Same thin-skinned egotism was evident in late summer 1947 at Muroc...
George Welch broke Mach 1 first. Case closed.
Posted by IceBreaker406 on March 23,2010 | 02:50 PM
The XP-86 MYTH GOES ON. For those of you that insist on propagating the myth of a supersonic XP-86 there are many significant facts the purveyors of this gross falsehood seem to have forgotten or ignored.
The very first facts are:
1.) That the XP-86 flew with an ad hoc Chevrolet J35-C-3 engine that didn’t produce 4,000-pounds of thrust at sea level. (Muroc elevation = 2302-ft. MSL) The production F-86 was powered by the J47-GE.
2.) The highest 1947 Mach number recorded from North American flight-tests was 0.929 on flight 22 on 13 November. This data point is recorded in NAA’s Flight Test Progress Report 9 dated 11/14/47.
3.) The book Aces Wild stated that Mach number “was clocked.” Mach number is a ratio and can’t be clocked or determined from radar!
4.) NACA determined Mach numbers from XS-1 recorded air data pressures.
5.) The public loves a conspiracy, but in this case there was none, the supersonic XP-86 is a hoax!
6.) Sonic booms generated by airplanes were never herd before so how did the alleged witnesses know what they were hearing? Frequently weak sonic booms never reach the ground observers.
Posted by Robert W. Kempel, Aerospace Engineer (Ret.) on April 1,2010 | 06:22 AM
As a former civilian test pilot at Edwards during the 1950s I became aware of the possibility that George Welch was the first to break the sound barrier in his F-86. Many years later both Al Blackburn and Warren Bodie wrote more definitive stories supporting that belief. To learn more, in the mid 2000s I wrote to the USAF Historical Office at the Pentagon asking for their then current view, recognizing that for the prior 50 years they had supported the claim that "Yeager was the first to break the sound barrier". Their response was ... While it is probable that (Welch) in the F-86 did break the sound barrier before Yeager, he obviously did so in a dive. And therefore we do not recognize that flight since we only recognize records set in level flight. While the (old) plaque to Yeager in the Air and Space Museum in Washington credits him as being "the first to break the sound barrier", a more recent plaque in the Hartford Air and Space museum credits him with being the "first to break the sound barrier in level flight." The USAF therefore appears to now support Blackburn's thesis that Yeager was second to break the sound barrier, as does the Hartford Museum. The additional words "in level flight" makes a huge difference.

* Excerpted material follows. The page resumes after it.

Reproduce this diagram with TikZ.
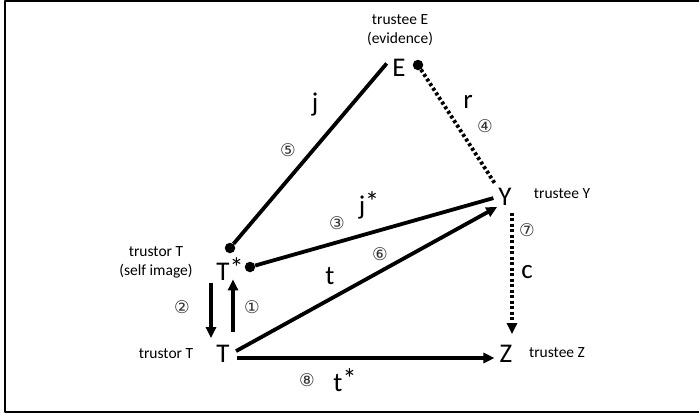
\documentclass[tikz,border=0pt]{standalone}
\usepackage{fontspec}
\setmainfont{Carlito}
\newfontfamily\circfont{DejaVu Sans}
\usetikzlibrary{arrows.meta}

\newcommand{\starmark}{\rlap{\smash{\raisebox{3pt}{\fontsize{28}{28}\selectfont *}}}}

\begin{document}
\begin{tikzpicture}[
    x=1pt, y=-1pt,
    line join=round,
    bigletter/.style={
        inner sep=1pt,
        font=\fontsize{27}{30}\selectfont
    },
    smalltext/.style={
        inner sep=0pt,
        align=center,
        font=\fontsize{15.5}{19}\selectfont
    },
    circnum/.style={
        inner sep=0pt,
        text=black!80,
        font=\circfont\fontsize{17.5}{17.5}\selectfont
    },
    solidline/.style={line width=3.8pt},
    dotline/.style={line width=3.8pt, dash pattern=on 3pt off 2.5pt},
    tip/.style={-{Triangle[length=11pt,width=10pt]}},
    blackdot/.style={circle, fill=black, inner sep=0pt, minimum size=10.5pt}
]
    \useasboundingbox (0,0) rectangle (699,415);
    \draw[line width=2pt] (712,1) -- (5,1) -- (5,412) -- (712,412);

    % main letters
    \node[bigletter] (E) at (399,68) {E};
    \node[bigletter] (Ts) at (223,272) {T\starmark};
    \node[bigletter] (T) at (223,354) {T};
    \node[bigletter] (Y) at (505,197) {Y};
    \node[bigletter] (Z) at (506,354) {Z};

    \node[blackdot] (Edot) at (418,65) {};
    \node[blackdot] (Tsup) at (230,248) {};
    \node[blackdot] (Tsright) at (250,267) {};

    % side texts
    \node[smalltext] (lblE) at (400,30.5) {trustee E\\(evidence)};
    \node[smalltext] (lblTs) at (156,262.5) {trustor T\\(self image)};
    \node[smalltext] (lblT) at (166,354) {trustor T};
    \node[smalltext] (lblY) at (562,194) {trustee Y};
    \node[smalltext] (lblZ) at (557,353) {trustee Z};

    % connectors
    \draw[solidline, shorten >=7pt] (Tsup) -- (E.north west);
    \draw[dotline, shorten >=5pt] (Edot) -- (Y.north west);
    \draw[solidline, shorten >=4pt] (Tsright) -- (Y.west);
    \draw[solidline, tip, shorten <=6pt] (T.east) -- (Y.south west);
    \draw[solidline, tip, shorten <=6pt, shorten >=4pt]
        ([yshift=-4pt]T.east) -- ([yshift=-4pt]Z.west);
    \draw[dotline, tip, shorten <=6pt, shorten >=10pt]
        ([xshift=7pt]Y.south) -- ([xshift=6pt]Z.north);
    \draw[solidline, tip, shorten <=1pt, shorten >=6pt]
        ([xshift=-12pt]Ts.south) -- ([xshift=-12pt]T.north);
    \draw[solidline, tip, shorten <=12pt, shorten >=-2.5pt]
        ([xshift=10pt]T.north) -- ([xshift=10pt]Ts.south);

    % edge letters
    \node[bigletter] (j) at (315,105) {j};
    \node[bigletter] (r) at (468,102) {r};
    \node[bigletter] (js) at (362,208) {j\starmark};
    \node[bigletter] (t) at (330,276) {t};
    \node[bigletter] (c) at (527,272) {c};
    \node[bigletter] (ts) at (338,383) {t\starmark};

    \foreach \g/\px/\py [count=\i] in {①/252/307, ②/182/307, ③/337/223,
        ④/485/126, ⑤/288/150, ⑥/380/254, ⑦/527/230, ⑧/307/380}
        \node[circnum] (num\i) at (\px,\py) {\g};

\end{tikzpicture}
\end{document}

Posted by Harry Schmidt on September 11,2011 | 04:32 PM
I asked Yeager about George "Wheaties" Welsh at a Society of Experimental Test Pilots symposium he briefly attended in Anaheim, CA, and specifically about the XF-86 capability to reach Mach 1. He stated that he had flown that airplane, and it didn’t have the thrust to make the jump. When pressed about diving the airplane at high altitude, Yeager got a bit agitated and stated that “It couldn’t do it” as he walked away. His tone and body language implied to me that it really could.
As to “clocking” Mach, all that needs to be known is Pressure Altitude and Calibrated Airspeed. Radar shows Ground Speed, Phototheodolite shows Speed and Altitude based upon geometry. The term “clocking” has been used with stopwatches. The police “clock” your groundspeed on the freeway to issue a ticket, sometimes with radar, sometimes by pacing. This airplane was clocked using its own pitot tube and static reference. After all, Mach 1 is only 313 kts CAS at 40,000 feet.
The concept of a Sonic Boom was well established… the German V-2’s produced one very easily and were reported long before the XF-86 or X-1. Poncho and the girls were well briefed on what to expect.
George Welsh is an American Hero. Like Byrd’s and Bennett’s flight over the North Pole, reality is often defined by the politics of the moment, and thus reality & myth merge to make history. The FX-86 was engineered for supersonic flight, and it made ‘the jump” aerodynamically. The .50 caliber shaped, stubby-winged X-1 did it with brute rocket force. The XF-86 went on to become a front-line fighter, the X-1 went on to hang from cables in a museum. The Swept-Wing F-86 showed us how to build fast airplanes, and the X-1 showed that even a brick will fly supersonic with enough thrust.
Posted by Gary Possert on April 3,2012 | 05:18 AM
"The .50 caliber shaped, stubby-winged X-1 did it with brute rocket force. The XF-86 went on to become a front-line fighter, the X-1 went on to hang from cables in a museum. The Swept-Wing F-86 showed us how to build fast airplanes, and the X-1 showed that even a brick will fly supersonic with enough thrust."
As far as anyone can tell, stub wings, thrust and little else is the description of the F-104 starfighter and the same recipe (big engine, small plane) was also applied to the A-4 Skyhawk and the F-16 Fighting Falcon. X planes are research projects, the lab in wich technology is created and later applied in produtcion aircraft. The Sabre just used German research instead of American research, and as the X-1 is the greatfather of the F-104 the Me-262/Me-163 are the parents df the sabre. If the Germans had not researched into swept wing planes the sabre might not even existed.